Late Bloomer / Coming of Age / Coming Out

Are you ready for my magnum opus? Well, hopefully, it's not my defining blog, but it is a treatise on a massive turning point in my life.

I was born a girl.
I am a male inside. Transgender > Transman
I feel comfortable in my female body, but express myself in an aggressive masculine manner. Bigender
I feel romantic attraction to males, but have NO desire for sex with a man. Heteroromantic
I prefer to have sex with women. Lesbian > Dyke

Confused? Tell me about it! I've been living in the 'closet' for over 60 years.

My earliest memories are of my telling my mother, very emphatically, that I did NOT want to be a girl. I always fantasized that I had a gender neutral name like Terri, or Pat or Toni, then I wouldn't have to worry about being one or the other. (Even back in the 50's & 60's I was identifying as gender fluid.)

I was happily married to a bisexual man who came out transgender this year as well. Unfortunately for the two of us, he passed away suddenly, unexpectedly, so we were unable to begin the new phase of our lives together. But I have two wonderful sons, who have supported me in my new coming of age.

As a child, I had no issues as being a tomboy was perfectly acceptable. But the transition to adolescence was the most horrifying thing I ever had to face. I didn't want to be a girl. As I matured, I hated myself more and more. Female hormones were an anathema to my life.

So what changed?

November 8, 2016

The horror of the election, the knowledge of the multiple set-backs that were in store for our country was enough to overwhelm and nearly defeat me. I even retreated from the internet to avoid falling deeper into depression. As small gains were eliminated by the right sided political party, I realized that I couldn't keep silent any longer. There was a struggle out there that I was a real part of, even if no one knew it.

So I came out officially.

Then I nearly died in an automobile accident in January 2017.

I hate to repeat the same old phrase, but you never really appreciate the fleetness of life until you stare death in the face. And I mentally did that twice that day.

So, it became more imperative that I turn my life around (as much as is possible at this late date). I wanted to change jobs. I wanted to become political. I wanted to stand up for LGBTQ rights and I wanted to become open about myself.

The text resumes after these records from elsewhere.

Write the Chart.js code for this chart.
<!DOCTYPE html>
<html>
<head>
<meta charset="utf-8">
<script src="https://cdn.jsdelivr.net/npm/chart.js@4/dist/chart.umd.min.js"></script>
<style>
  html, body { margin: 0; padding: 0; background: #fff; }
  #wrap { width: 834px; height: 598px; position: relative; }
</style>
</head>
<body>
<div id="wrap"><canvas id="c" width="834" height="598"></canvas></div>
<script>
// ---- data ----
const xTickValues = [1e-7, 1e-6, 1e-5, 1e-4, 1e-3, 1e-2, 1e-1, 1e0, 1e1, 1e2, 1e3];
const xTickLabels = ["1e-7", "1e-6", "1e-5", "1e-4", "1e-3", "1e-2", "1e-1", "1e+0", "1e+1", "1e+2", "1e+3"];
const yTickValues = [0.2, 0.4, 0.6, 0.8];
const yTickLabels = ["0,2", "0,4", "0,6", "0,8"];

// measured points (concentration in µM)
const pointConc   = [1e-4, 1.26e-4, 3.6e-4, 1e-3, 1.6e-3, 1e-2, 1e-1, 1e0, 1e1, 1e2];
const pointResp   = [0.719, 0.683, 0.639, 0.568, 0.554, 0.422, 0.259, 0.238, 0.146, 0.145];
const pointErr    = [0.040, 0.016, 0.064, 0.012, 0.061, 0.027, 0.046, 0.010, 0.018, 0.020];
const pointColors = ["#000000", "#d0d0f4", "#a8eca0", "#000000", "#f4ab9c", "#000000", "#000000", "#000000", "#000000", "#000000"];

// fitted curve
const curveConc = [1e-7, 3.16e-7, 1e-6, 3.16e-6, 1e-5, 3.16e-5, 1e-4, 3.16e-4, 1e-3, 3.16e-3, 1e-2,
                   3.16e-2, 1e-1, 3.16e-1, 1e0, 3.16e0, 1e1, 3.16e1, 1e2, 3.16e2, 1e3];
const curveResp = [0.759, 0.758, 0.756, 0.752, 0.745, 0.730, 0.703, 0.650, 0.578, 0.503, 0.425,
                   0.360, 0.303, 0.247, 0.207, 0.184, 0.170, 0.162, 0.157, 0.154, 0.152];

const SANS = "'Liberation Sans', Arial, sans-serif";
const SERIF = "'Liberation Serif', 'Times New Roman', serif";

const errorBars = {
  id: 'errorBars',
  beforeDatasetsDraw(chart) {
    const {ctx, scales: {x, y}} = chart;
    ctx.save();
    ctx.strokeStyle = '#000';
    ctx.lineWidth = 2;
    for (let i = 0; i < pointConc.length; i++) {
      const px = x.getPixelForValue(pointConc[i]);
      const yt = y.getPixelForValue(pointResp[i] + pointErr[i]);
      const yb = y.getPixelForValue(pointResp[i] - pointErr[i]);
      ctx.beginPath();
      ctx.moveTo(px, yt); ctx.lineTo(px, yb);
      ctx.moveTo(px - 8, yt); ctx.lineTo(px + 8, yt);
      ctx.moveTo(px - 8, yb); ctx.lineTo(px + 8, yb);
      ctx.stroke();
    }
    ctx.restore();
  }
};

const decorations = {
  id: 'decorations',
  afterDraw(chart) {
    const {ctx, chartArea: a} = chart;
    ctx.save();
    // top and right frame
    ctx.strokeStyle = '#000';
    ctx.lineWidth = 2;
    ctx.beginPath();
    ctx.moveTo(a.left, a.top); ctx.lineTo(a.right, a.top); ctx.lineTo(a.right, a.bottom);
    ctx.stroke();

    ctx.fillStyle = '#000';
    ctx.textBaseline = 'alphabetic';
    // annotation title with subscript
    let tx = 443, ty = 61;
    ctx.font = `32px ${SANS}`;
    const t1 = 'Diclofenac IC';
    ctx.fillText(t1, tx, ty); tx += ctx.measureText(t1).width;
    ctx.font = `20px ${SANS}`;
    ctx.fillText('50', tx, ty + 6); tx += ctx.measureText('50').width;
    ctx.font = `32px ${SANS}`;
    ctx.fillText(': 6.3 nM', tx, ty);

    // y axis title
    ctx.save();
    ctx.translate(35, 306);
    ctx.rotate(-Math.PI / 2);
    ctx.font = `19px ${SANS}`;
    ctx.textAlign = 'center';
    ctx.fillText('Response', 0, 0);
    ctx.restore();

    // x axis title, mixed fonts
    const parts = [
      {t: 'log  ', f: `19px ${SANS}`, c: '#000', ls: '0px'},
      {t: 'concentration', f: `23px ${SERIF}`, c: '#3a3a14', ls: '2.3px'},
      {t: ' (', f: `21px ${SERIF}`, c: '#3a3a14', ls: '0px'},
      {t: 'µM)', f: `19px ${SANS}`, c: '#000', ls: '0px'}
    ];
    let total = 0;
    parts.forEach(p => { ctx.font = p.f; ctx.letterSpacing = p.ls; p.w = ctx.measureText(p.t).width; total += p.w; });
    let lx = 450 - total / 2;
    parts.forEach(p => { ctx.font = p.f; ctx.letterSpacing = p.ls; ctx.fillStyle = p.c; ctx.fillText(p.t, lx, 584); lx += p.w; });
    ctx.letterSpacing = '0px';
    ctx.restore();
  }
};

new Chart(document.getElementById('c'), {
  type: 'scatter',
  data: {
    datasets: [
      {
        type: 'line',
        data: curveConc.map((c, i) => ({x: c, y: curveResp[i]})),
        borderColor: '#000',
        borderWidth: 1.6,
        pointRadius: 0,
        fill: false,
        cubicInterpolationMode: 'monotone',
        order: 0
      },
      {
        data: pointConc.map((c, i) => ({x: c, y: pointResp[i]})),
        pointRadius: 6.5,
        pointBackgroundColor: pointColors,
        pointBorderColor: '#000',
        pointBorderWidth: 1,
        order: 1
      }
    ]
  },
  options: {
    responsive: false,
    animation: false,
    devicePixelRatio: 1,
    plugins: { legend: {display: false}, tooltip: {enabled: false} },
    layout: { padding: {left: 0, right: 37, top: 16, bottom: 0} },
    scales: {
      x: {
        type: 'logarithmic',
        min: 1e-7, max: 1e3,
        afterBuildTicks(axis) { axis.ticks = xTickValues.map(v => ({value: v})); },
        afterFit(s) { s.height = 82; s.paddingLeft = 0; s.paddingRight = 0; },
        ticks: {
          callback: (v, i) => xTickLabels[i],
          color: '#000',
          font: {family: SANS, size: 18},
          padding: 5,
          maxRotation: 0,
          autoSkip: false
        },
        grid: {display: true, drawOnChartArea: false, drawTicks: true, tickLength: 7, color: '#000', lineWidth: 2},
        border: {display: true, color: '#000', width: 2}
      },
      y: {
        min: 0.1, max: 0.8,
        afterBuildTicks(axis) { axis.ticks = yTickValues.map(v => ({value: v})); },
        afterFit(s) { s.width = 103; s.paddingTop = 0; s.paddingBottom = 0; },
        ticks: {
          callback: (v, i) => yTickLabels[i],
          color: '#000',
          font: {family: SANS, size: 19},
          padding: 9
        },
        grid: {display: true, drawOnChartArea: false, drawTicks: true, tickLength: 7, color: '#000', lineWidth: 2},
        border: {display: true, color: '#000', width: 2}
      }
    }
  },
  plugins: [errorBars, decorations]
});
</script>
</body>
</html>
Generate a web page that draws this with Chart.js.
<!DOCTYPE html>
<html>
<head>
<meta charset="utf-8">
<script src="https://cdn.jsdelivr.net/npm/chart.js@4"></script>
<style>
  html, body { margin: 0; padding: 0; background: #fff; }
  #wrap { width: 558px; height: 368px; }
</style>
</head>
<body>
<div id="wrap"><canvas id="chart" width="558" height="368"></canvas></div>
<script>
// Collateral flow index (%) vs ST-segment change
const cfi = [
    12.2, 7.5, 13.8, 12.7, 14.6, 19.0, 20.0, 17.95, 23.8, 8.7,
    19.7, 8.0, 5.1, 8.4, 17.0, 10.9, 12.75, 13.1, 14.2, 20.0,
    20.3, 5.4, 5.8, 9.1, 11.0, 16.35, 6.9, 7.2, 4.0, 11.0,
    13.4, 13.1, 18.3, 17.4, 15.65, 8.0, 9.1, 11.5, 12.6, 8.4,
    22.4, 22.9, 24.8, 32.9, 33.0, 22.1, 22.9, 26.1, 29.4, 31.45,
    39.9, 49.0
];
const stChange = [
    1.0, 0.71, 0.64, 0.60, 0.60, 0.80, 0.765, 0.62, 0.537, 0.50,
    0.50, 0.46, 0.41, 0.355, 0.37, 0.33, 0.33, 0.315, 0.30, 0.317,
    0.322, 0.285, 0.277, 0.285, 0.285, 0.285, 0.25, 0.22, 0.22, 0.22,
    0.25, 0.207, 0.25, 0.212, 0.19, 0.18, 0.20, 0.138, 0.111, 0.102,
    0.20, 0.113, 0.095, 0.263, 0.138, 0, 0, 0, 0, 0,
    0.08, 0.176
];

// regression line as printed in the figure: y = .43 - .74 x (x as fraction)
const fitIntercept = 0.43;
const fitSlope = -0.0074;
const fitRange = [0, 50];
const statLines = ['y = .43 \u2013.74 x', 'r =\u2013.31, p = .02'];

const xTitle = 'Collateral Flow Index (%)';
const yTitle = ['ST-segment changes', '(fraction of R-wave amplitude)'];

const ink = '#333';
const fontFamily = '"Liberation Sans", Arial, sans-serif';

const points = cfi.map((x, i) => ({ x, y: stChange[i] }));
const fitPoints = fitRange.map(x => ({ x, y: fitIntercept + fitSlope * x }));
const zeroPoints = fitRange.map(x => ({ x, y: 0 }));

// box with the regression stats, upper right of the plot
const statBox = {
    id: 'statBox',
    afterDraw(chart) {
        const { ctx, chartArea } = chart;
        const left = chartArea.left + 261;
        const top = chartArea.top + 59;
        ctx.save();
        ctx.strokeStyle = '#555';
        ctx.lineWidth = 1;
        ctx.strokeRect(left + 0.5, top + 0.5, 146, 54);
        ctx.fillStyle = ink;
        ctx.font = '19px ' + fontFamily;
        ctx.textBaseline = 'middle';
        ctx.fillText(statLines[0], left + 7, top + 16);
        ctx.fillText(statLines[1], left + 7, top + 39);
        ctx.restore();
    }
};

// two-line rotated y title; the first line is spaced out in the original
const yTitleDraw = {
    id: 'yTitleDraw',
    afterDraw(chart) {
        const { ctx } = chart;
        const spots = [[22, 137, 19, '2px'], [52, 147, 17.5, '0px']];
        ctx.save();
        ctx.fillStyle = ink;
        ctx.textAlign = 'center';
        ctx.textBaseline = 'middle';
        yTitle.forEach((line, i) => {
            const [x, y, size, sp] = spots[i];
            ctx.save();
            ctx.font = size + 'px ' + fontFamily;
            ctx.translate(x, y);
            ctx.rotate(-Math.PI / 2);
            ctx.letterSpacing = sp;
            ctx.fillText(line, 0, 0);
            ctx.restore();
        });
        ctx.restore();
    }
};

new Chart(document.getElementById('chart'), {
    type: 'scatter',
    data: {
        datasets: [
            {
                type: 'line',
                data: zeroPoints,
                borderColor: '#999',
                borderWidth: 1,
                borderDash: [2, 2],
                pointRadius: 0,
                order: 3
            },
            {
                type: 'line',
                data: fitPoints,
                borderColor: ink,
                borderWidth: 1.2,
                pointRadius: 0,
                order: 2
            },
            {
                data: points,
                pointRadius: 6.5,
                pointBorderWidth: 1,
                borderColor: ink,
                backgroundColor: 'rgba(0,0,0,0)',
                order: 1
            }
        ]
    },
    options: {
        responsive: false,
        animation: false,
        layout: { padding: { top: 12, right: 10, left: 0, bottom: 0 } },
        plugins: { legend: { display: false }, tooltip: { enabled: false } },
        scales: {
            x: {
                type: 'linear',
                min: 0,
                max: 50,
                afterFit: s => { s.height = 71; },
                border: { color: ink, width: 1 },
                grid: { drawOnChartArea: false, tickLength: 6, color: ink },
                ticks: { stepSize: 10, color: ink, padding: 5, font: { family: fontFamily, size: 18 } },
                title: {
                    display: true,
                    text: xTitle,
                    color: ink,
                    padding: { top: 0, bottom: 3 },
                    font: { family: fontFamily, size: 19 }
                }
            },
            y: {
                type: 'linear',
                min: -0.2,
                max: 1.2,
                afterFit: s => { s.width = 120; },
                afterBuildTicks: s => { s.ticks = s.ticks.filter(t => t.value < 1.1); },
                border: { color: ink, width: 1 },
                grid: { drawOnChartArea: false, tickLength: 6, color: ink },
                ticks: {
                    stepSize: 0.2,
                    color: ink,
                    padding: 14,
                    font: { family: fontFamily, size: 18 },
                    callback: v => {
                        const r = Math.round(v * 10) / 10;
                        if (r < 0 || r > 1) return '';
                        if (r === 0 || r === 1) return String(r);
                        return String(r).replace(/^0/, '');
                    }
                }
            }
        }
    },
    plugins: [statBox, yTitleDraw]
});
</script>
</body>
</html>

But I am bound to this job as slaves were bound with chains. My income keeps us in a house. My income keeps food on the table. I make more money at this job than I could make anywhere else because I've been with this company 21 years (and pretty much hated it most of the time). As much as I railed against returning to the damned job and had convinced myself and my family that we could make it if I sought something else, here I am. Still in this place. Hating every minute. Distrusting my supervisors and managers. Living with the terror of getting in the car and driving an hour each way, every day, five days a week.

I want to walk out. I want my own life. I want to live as a transgender person. I want to experience the rest of my life as the person I really truly am.

How do people handle this?!?! How do they cope? Sometimes, it is just too much for me to bear.